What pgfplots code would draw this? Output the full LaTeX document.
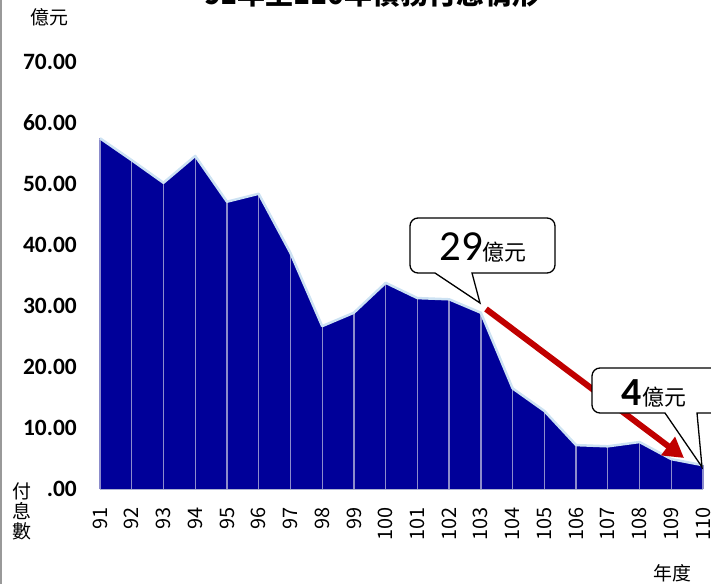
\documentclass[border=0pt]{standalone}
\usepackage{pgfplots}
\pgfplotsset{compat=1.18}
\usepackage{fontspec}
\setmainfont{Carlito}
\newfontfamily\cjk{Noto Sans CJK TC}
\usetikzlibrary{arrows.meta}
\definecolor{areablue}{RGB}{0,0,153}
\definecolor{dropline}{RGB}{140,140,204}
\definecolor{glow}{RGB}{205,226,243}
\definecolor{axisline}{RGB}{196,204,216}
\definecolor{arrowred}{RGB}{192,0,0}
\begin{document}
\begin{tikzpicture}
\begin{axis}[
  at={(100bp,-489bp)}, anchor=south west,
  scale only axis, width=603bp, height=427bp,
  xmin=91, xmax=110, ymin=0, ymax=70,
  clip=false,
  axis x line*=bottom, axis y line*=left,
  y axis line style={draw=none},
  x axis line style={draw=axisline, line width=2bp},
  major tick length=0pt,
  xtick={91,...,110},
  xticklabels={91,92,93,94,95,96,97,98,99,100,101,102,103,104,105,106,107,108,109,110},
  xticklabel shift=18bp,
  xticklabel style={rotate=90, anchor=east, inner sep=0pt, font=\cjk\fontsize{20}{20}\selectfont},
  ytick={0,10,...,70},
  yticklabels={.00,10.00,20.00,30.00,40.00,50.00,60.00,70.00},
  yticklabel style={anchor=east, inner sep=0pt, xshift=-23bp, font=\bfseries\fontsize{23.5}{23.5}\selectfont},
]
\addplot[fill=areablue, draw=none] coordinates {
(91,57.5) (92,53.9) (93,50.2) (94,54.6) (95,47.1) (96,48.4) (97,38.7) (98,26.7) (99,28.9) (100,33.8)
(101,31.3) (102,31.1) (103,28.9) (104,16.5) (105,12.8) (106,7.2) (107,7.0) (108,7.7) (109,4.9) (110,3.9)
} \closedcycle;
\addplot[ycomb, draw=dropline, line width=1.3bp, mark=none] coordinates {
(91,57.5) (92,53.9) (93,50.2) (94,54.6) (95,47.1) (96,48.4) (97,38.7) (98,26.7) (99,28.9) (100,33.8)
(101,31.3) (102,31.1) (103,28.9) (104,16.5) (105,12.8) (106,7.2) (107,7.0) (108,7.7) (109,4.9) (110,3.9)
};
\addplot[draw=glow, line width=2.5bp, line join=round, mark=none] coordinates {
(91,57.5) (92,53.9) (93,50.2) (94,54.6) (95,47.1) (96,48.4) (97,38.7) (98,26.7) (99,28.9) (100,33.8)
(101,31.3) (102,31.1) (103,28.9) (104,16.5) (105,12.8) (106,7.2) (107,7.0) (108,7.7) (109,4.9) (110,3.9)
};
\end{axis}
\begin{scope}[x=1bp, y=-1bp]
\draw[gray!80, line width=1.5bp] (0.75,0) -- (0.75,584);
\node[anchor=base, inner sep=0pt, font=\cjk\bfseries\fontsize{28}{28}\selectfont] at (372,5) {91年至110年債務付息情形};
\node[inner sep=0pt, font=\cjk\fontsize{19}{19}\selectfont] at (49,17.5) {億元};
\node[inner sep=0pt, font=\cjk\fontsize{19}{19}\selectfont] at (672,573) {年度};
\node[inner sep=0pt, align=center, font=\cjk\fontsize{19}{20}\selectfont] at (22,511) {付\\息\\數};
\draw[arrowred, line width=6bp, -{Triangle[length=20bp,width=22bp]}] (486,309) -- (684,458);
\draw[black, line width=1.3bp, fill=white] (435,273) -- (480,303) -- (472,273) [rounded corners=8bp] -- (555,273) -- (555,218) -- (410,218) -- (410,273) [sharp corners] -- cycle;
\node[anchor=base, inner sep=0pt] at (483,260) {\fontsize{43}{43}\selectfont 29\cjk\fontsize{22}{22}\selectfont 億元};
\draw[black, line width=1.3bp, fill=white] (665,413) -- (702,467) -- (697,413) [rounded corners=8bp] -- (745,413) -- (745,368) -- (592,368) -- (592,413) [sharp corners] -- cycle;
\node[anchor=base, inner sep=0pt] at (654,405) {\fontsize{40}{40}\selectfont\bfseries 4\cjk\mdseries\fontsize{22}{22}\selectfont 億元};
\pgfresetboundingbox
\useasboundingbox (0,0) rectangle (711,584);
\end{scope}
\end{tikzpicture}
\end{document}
----------------------------------------
> _INSTRUCTIONS TO FOLLOW_
Transcribe the listing in full. Omit the pictures and keep every line exact.

> _THE REPLY_
What pgfplots code would draw this? Output the full LaTeX document.
\documentclass[border=0pt]{standalone}
\usepackage{pgfplots}
\pgfplotsset{compat=1.18}
\usepackage{fontspec}
\setmainfont{Carlito}
\newfontfamily\cjk{Noto Sans CJK TC}
\usetikzlibrary{arrows.meta}
\definecolor{areablue}{RGB}{0,0,153}
\definecolor{dropline}{RGB}{140,140,204}
\definecolor{glow}{RGB}{205,226,243}
\definecolor{axisline}{RGB}{196,204,216}
\definecolor{arrowred}{RGB}{192,0,0}
\begin{document}
\begin{tikzpicture}
\begin{axis}[
  at={(100bp,-489bp)}, anchor=south west,
  scale only axis, width=603bp, height=427bp,
  xmin=91, xmax=110, ymin=0, ymax=70,
  clip=false,
  axis x line*=bottom, axis y line*=left,
  y axis line style={draw=none},
  x axis line style={draw=axisline, line width=2bp},
  major tick length=0pt,
  xtick={91,...,110},
  xticklabels={91,92,93,94,95,96,97,98,99,100,101,102,103,104,105,106,107,108,109,110},
  xticklabel shift=18bp,
  xticklabel style={rotate=90, anchor=east, inner sep=0pt, font=\cjk\fontsize{20}{20}\selectfont},
  ytick={0,10,...,70},
  yticklabels={.00,10.00,20.00,30.00,40.00,50.00,60.00,70.00},
  yticklabel style={anchor=east, inner sep=0pt, xshift=-23bp, font=\bfseries\fontsize{23.5}{23.5}\selectfont},
]
\addplot[fill=areablue, draw=none] coordinates {
(91,57.5) (92,53.9) (93,50.2) (94,54.6) (95,47.1) (96,48.4) (97,38.7) (98,26.7) (99,28.9) (100,33.8)
(101,31.3) (102,31.1) (103,28.9) (104,16.5) (105,12.8) (106,7.2) (107,7.0) (108,7.7) (109,4.9) (110,3.9)
} \closedcycle;
\addplot[ycomb, draw=dropline, line width=1.3bp, mark=none] coordinates {
(91,57.5) (92,53.9) (93,50.2) (94,54.6) (95,47.1) (96,48.4) (97,38.7) (98,26.7) (99,28.9) (100,33.8)
(101,31.3) (102,31.1) (103,28.9) (104,16.5) (105,12.8) (106,7.2) (107,7.0) (108,7.7) (109,4.9) (110,3.9)
};
\addplot[draw=glow, line width=2.5bp, line join=round, mark=none] coordinates {
(91,57.5) (92,53.9) (93,50.2) (94,54.6) (95,47.1) (96,48.4) (97,38.7) (98,26.7) (99,28.9) (100,33.8)
(101,31.3) (102,31.1) (103,28.9) (104,16.5) (105,12.8) (106,7.2) (107,7.0) (108,7.7) (109,4.9) (110,3.9)
};
\end{axis}
\begin{scope}[x=1bp, y=-1bp]
\draw[gray!80, line width=1.5bp] (0.75,0) -- (0.75,584);
\node[anchor=base, inner sep=0pt, font=\cjk\bfseries\fontsize{28}{28}\selectfont] at (372,5) {91年至110年債務付息情形};
\node[inner sep=0pt, font=\cjk\fontsize{19}{19}\selectfont] at (49,17.5) {億元};
\node[inner sep=0pt, font=\cjk\fontsize{19}{19}\selectfont] at (672,573) {年度};
\node[inner sep=0pt, align=center, font=\cjk\fontsize{19}{20}\selectfont] at (22,511) {付\\息\\數};
\draw[arrowred, line width=6bp, -{Triangle[length=20bp,width=22bp]}] (486,309) -- (684,458);
\draw[black, line width=1.3bp, fill=white] (435,273) -- (480,303) -- (472,273) [rounded corners=8bp] -- (555,273) -- (555,218) -- (410,218) -- (410,273) [sharp corners] -- cycle;
\node[anchor=base, inner sep=0pt] at (483,260) {\fontsize{43}{43}\selectfont 29\cjk\fontsize{22}{22}\selectfont 億元};
\draw[black, line width=1.3bp, fill=white] (665,413) -- (702,467) -- (697,413) [rounded corners=8bp] -- (745,413) -- (745,368) -- (592,368) -- (592,413) [sharp corners] -- cycle;
\node[anchor=base, inner sep=0pt] at (654,405) {\fontsize{40}{40}\selectfont\bfseries 4\cjk\mdseries\fontsize{22}{22}\selectfont 億元};
\pgfresetboundingbox
\useasboundingbox (0,0) rectangle (711,584);
\end{scope}
\end{tikzpicture}
\end{document}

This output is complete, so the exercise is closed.